The first is the ongoing expansion at the top end of the studio business. Within the past 18 months, The Hit Factory in New York bought Miami's Criteria, effectively increasing that facility's size from 12 to 18 studios; and Quad Recording, also in New York, bought the serendipitously named Quad Studios in Nashville, adding three rooms in Tennessee to the five already online in Manhattan. Viewed along with arrangements such as the joint venture between London's Metropolis and Sterling Sound in New York, and L.A.'s ocean Way opening a Nashville studio, the trend is clear: Large, upper-tier audio facilities are expanding geographically, in large part as a strategy to find new markets.

This is a common business strategy, but it's relatively new for the studio business, where facilities have traditionally established themselves in communities and changed as the local business environment evolved, adding consoles and equipment and design changes as the regional market demanded. With the creation of multiple-location facilities spread out over several cities, that model changes into one in which studios decide on certain technology platforms and then offer their clients the ability to move from place to place without leaving a familiar operating and aesthetic environment. Now, the same way you can find the same products at Restoration Hardware in any of their stores across the country, you can get African slate tiles at every Hit Factory location, and New England pine walls at every Quad studio no matter which city you're in.

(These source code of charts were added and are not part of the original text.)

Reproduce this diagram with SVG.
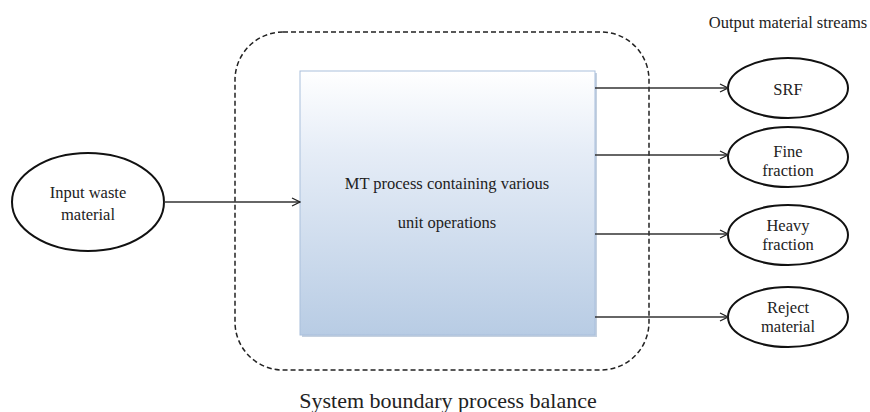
<svg xmlns="http://www.w3.org/2000/svg" width="870" height="412" viewBox="0 0 870 412">
<defs>
<linearGradient id="boxg" x1="0" y1="0" x2="0" y2="1">
<stop offset="0" stop-color="#ffffff"/>
<stop offset="0.3" stop-color="#e6edf7"/>
<stop offset="1" stop-color="#b8cce4"/>
</linearGradient>
<marker id="arr" viewBox="0 0 10 10" refX="9" refY="5" markerWidth="10" markerHeight="10" markerUnits="userSpaceOnUse" orient="auto">
<polyline points="1,1 9,5 1,9" fill="none" stroke="#222" stroke-width="1.3"/>
</marker>
</defs>
<style>
text{font-family:"Liberation Serif","Times New Roman",serif;fill:#222;text-anchor:middle}
.lbl{font-size:16.5px}
.ell{fill:#fff;stroke:#111;stroke-width:2}
.con{stroke:#333;stroke-width:1.3;fill:none;marker-end:url(#arr)}
</style>
<rect x="0" y="0" width="870" height="412" fill="#fff"/>
<g id="boundary">
<rect x="235" y="32" width="414" height="338" rx="48" ry="48" fill="none" stroke="#222" stroke-width="1.5" stroke-dasharray="5,3"/>
<text x="448" y="408" style="font-size:22px">System boundary process balance</text>
</g>
<g id="header"><text class="lbl" x="788" y="28">Output material streams</text></g>
<g id="mt">
<rect x="302" y="73" width="295" height="264" fill="#9fb3cc" opacity="0.6"/>
<rect x="300" y="71" width="295" height="264" fill="url(#boxg)" stroke="#a9bfdc" stroke-width="1"/>
<text class="lbl" x="447" y="189">MT process containing various</text>
<text class="lbl" x="447" y="228">unit operations</text>
</g>
<g id="input">
<ellipse class="ell" cx="88" cy="202" rx="76" ry="49"/>
<text class="lbl" x="88" y="198">Input waste</text>
<text class="lbl" x="88" y="220">material</text>
</g>
<g id="srf">
<ellipse class="ell" cx="788" cy="88" rx="60" ry="30"/>
<text class="lbl" x="788" y="95">SRF</text>
</g>
<g id="fine">
<ellipse class="ell" cx="788" cy="157" rx="60" ry="30"/>
<text class="lbl" x="788" y="157">Fine</text>
<text class="lbl" x="788" y="176">fraction</text>
</g>
<g id="heavy">
<ellipse class="ell" cx="788" cy="235" rx="60" ry="30"/>
<text class="lbl" x="788" y="231">Heavy</text>
<text class="lbl" x="788" y="250">fraction</text>
</g>
<g id="reject">
<ellipse class="ell" cx="788" cy="317" rx="60" ry="30"/>
<text class="lbl" x="788" y="313">Reject</text>
<text class="lbl" x="788" y="332">material</text>
</g>
<g id="connectors">
<line class="con" x1="164" y1="202" x2="300" y2="202"/>
<line class="con" x1="595" y1="88" x2="728" y2="88"/>
<line class="con" x1="595" y1="155" x2="728" y2="155"/>
<line class="con" x1="595" y1="234" x2="728" y2="234"/>
<line class="con" x1="595" y1="317" x2="728" y2="317"/>
</g>
</svg>
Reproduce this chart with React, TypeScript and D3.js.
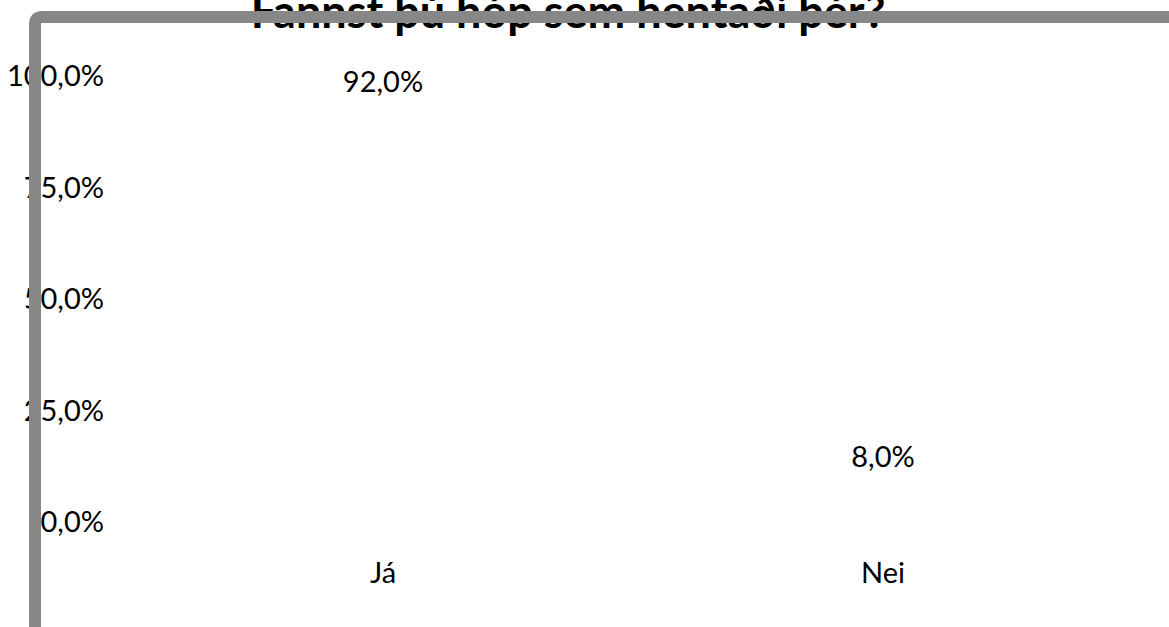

There's something nipping at the heels of these studios, and it's the other dramatic trend I referred to: the renaissance of the middle-level studio, driven this time not by the emergence of the independent engineer and producer, as it was last time, but by technology that has propelled many recordists out of the spare bedroom and into the less familiar realm of commerce. To call this new generation of middle-level studios a more sophisticated version of the home studio fails to present the whole picture. Certainly, many of the new facilities that fit the emerging model-well-designed acoustical spaces with hard disk recording systems, inexpensive but powerful digital consoles or controllers and good outboard gear-germinated in suburban garages or urban lofts. But unlike the situation that existed a few years ago, when gear addicts rented their personal studios to pay for their equipment jones, this new generation often saw the specific need in their markets for service centers that were more affordable than the studio palaces but more sophisticated than the project rooms. In a growing number of instances, they are not accidental tourists in the studio business, and that tells me that studio owners are now thinking more like businesspeople, rather than like enthusiastic, technically inclined artisans, which was the profile for decades.

In short, owners of the upper tier of recording facilities have expanded their studios into other regions, at least in part, because of their desire to differentiate their studios further from the low-end spawn of the digital revolution. That expansion process has created a wider void in the middle, which is quickly being filled by a rejuvenated middle class.

There's the Big Picture. And whether your facility is one of the big wheels or one of the gear teeth, understand that they will forever be interlocked and ever in motion.